Retype only the lines below from the one with "Rebuild this chart as a web" to the one with "const legendColors = ['#333399', '#ffff00', '#ff0000'];", inclusive, skipping every image.

[Source records]

__________

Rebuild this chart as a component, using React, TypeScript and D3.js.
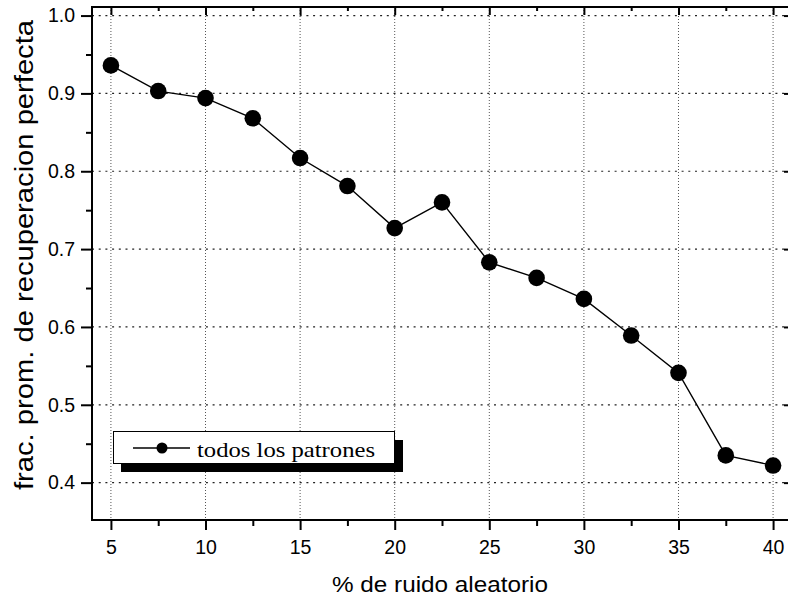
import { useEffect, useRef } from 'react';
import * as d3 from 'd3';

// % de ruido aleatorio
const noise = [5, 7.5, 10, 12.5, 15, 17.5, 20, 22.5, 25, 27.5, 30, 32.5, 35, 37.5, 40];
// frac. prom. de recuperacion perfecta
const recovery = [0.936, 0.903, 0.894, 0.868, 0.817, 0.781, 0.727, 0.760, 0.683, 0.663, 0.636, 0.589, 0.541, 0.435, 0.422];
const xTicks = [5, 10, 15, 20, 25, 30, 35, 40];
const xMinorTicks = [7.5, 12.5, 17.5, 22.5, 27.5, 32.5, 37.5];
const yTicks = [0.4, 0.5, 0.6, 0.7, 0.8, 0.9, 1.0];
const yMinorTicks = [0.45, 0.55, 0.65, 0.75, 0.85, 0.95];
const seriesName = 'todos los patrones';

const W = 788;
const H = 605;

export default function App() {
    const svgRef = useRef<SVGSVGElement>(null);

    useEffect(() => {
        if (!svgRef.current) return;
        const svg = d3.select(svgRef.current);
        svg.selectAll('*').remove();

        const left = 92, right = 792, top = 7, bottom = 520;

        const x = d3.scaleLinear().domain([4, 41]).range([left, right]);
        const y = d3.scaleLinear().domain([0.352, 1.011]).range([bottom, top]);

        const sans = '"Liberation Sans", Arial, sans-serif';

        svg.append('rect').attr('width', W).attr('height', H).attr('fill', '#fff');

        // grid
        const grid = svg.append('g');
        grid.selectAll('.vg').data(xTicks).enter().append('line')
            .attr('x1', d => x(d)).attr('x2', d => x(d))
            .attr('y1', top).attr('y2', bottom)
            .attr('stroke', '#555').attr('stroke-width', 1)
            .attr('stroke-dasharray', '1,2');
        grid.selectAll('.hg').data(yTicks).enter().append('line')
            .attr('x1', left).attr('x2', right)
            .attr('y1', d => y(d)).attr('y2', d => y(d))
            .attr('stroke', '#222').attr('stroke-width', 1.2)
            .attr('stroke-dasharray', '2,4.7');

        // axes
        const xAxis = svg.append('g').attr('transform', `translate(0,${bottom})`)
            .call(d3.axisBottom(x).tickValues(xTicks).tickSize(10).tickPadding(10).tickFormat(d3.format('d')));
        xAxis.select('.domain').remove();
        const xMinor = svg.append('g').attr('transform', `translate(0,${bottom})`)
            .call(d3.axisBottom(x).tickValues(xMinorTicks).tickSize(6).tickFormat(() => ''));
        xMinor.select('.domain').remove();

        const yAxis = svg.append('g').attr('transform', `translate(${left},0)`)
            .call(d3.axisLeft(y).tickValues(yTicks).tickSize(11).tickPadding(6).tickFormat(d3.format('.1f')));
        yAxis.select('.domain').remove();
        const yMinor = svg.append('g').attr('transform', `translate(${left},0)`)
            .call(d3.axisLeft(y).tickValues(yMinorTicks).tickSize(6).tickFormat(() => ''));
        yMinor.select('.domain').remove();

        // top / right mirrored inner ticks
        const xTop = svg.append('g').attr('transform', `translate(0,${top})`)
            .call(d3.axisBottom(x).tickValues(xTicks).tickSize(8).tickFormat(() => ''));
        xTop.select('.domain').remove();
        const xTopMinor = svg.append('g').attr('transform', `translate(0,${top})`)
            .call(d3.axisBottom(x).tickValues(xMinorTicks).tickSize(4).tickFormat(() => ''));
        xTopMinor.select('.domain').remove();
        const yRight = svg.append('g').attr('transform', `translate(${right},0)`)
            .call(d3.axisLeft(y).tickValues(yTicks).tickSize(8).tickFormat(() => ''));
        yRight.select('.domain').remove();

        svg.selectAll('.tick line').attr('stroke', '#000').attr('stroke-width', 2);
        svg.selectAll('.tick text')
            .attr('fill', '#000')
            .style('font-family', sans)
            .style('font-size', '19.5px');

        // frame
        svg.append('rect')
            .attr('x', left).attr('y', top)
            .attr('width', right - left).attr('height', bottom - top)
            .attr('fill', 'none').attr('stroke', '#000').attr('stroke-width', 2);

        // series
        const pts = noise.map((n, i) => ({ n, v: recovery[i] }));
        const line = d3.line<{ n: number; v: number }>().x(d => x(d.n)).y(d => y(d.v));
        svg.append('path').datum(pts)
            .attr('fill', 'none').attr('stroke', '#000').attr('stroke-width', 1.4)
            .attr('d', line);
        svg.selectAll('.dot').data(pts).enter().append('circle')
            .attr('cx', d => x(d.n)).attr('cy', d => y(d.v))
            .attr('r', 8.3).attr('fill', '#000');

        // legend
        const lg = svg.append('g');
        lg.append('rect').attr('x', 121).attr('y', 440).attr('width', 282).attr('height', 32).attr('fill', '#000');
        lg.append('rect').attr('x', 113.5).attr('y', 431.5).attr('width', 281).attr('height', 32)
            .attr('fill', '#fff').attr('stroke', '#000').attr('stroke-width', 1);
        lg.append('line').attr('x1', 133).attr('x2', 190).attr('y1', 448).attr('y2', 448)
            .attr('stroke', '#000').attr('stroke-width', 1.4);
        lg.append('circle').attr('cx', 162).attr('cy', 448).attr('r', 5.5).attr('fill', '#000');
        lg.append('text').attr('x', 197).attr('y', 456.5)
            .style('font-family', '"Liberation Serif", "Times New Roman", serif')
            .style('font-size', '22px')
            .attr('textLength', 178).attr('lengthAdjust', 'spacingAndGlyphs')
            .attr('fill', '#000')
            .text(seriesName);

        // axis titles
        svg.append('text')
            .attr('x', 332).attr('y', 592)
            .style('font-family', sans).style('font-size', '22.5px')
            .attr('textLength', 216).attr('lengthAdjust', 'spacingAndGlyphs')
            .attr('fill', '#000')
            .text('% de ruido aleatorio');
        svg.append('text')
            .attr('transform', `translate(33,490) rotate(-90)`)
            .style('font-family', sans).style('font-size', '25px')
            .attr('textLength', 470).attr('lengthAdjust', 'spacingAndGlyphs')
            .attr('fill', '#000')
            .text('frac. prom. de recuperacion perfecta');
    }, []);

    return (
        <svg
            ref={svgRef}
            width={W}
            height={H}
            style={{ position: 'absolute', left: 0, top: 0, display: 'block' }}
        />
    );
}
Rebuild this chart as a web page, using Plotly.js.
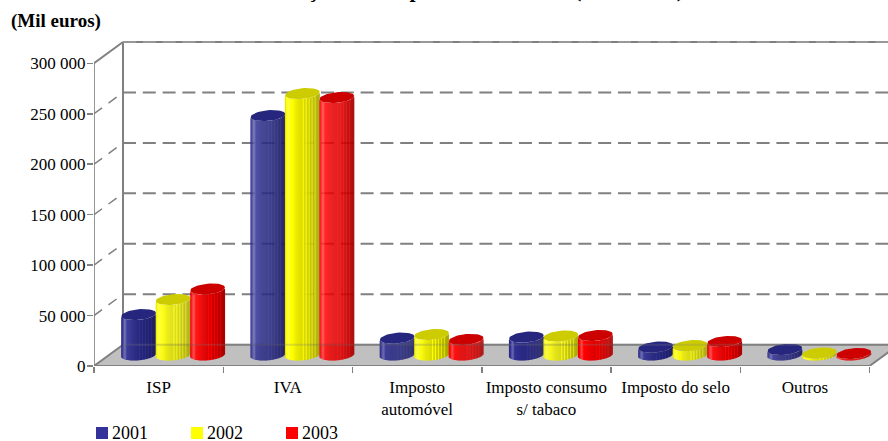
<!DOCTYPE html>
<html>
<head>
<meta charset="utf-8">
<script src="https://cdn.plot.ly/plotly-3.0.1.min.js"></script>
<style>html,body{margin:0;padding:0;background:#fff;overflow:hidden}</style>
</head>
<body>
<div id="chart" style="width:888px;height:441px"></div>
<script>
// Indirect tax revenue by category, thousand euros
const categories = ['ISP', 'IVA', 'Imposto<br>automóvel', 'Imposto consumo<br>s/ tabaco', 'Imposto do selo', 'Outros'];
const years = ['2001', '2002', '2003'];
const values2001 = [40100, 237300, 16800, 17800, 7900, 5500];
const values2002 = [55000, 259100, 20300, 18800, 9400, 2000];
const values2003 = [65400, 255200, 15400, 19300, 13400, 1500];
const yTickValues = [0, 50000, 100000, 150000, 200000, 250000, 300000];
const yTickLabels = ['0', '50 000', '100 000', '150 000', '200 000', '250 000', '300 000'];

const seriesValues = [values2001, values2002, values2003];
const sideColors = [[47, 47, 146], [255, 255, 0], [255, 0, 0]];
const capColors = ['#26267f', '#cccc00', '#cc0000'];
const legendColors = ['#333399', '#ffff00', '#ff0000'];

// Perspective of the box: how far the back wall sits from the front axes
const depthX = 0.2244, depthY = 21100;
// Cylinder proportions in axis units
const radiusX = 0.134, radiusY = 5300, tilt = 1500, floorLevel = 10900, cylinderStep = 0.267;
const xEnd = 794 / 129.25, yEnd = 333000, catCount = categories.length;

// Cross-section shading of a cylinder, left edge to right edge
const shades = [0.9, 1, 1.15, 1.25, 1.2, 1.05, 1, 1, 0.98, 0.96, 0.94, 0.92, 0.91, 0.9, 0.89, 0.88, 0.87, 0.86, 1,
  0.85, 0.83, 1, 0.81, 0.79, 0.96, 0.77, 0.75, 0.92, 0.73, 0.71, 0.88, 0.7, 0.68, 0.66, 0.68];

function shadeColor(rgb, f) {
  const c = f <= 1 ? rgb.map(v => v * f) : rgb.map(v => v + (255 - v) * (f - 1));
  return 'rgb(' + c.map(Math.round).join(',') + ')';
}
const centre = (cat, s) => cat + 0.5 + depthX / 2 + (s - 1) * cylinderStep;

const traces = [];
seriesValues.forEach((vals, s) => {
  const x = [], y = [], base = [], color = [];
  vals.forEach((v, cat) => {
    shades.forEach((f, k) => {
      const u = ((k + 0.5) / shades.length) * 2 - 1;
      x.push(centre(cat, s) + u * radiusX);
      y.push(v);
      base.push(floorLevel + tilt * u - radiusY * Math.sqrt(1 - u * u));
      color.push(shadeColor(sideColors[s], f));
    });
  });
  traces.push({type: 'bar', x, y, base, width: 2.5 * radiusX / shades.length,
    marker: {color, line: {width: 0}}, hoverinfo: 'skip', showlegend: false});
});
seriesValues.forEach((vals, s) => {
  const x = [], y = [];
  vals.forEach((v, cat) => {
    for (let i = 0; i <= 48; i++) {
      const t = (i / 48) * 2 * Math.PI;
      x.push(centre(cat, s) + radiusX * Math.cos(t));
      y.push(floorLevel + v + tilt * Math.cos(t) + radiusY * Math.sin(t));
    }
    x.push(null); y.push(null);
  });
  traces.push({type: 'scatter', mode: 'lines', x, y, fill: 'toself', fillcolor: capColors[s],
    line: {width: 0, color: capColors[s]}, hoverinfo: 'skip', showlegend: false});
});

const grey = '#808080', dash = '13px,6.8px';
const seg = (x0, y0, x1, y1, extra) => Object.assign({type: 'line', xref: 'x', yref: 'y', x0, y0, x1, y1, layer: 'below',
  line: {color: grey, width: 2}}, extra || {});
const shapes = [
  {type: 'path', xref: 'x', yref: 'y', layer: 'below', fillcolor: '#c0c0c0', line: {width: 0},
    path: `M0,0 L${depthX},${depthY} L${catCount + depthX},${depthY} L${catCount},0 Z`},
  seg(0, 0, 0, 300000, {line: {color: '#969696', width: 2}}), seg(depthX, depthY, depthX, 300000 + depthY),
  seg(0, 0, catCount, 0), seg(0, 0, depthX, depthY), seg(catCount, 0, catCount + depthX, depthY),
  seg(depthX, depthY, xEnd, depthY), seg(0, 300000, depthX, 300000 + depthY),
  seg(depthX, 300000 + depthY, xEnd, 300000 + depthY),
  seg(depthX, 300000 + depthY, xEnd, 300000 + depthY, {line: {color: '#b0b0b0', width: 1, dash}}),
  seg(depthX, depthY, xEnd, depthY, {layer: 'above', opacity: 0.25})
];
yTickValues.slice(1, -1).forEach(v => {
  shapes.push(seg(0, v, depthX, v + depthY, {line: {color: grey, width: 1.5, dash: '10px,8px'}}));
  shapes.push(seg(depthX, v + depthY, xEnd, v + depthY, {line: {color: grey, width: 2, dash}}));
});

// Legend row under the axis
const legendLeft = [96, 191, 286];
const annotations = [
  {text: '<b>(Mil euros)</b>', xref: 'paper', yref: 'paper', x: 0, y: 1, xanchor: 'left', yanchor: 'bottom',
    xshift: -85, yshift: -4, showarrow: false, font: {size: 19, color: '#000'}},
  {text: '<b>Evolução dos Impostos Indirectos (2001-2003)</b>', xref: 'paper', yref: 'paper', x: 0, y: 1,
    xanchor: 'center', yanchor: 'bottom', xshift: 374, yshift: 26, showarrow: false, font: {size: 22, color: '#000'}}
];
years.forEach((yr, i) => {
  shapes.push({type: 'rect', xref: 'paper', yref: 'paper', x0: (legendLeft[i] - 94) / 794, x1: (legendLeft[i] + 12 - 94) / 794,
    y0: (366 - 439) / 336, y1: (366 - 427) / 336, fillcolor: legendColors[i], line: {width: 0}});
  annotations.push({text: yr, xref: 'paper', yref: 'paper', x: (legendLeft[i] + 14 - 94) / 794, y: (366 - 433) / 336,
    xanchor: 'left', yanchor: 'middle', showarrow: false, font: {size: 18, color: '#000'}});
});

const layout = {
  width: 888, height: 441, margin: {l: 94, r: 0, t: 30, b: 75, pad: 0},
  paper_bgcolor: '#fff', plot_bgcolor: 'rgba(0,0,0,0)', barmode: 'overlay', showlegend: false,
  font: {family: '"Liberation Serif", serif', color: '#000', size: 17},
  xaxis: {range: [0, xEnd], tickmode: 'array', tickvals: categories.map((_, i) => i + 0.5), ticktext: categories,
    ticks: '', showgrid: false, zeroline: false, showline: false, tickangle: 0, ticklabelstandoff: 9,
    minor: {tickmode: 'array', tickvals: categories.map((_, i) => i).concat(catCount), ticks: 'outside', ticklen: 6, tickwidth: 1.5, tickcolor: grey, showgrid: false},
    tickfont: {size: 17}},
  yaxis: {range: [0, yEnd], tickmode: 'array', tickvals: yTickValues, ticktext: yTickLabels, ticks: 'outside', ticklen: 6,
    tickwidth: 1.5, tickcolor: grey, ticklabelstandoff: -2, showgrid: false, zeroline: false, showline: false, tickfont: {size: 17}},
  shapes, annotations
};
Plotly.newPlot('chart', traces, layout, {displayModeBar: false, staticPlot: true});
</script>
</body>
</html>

__________

■ **FINISHED ANSWER**
Rebuild this chart as a web page, using Plotly.js.
<!DOCTYPE html>
<html>
<head>
<meta charset="utf-8">
<script src="https://cdn.plot.ly/plotly-3.0.1.min.js"></script>
<style>html,body{margin:0;padding:0;background:#fff;overflow:hidden}</style>
</head>
<body>
<div id="chart" style="width:888px;height:441px"></div>
<script>
// Indirect tax revenue by category, thousand euros
const categories = ['ISP', 'IVA', 'Imposto<br>automóvel', 'Imposto consumo<br>s/ tabaco', 'Imposto do selo', 'Outros'];
const years = ['2001', '2002', '2003'];
const values2001 = [40100, 237300, 16800, 17800, 7900, 5500];
const values2002 = [55000, 259100, 20300, 18800, 9400, 2000];
const values2003 = [65400, 255200, 15400, 19300, 13400, 1500];
const yTickValues = [0, 50000, 100000, 150000, 200000, 250000, 300000];
const yTickLabels = ['0', '50 000', '100 000', '150 000', '200 000', '250 000', '300 000'];

const seriesValues = [values2001, values2002, values2003];
const sideColors = [[47, 47, 146], [255, 255, 0], [255, 0, 0]];
const capColors = ['#26267f', '#cccc00', '#cc0000'];
const legendColors = ['#333399', '#ffff00', '#ff0000'];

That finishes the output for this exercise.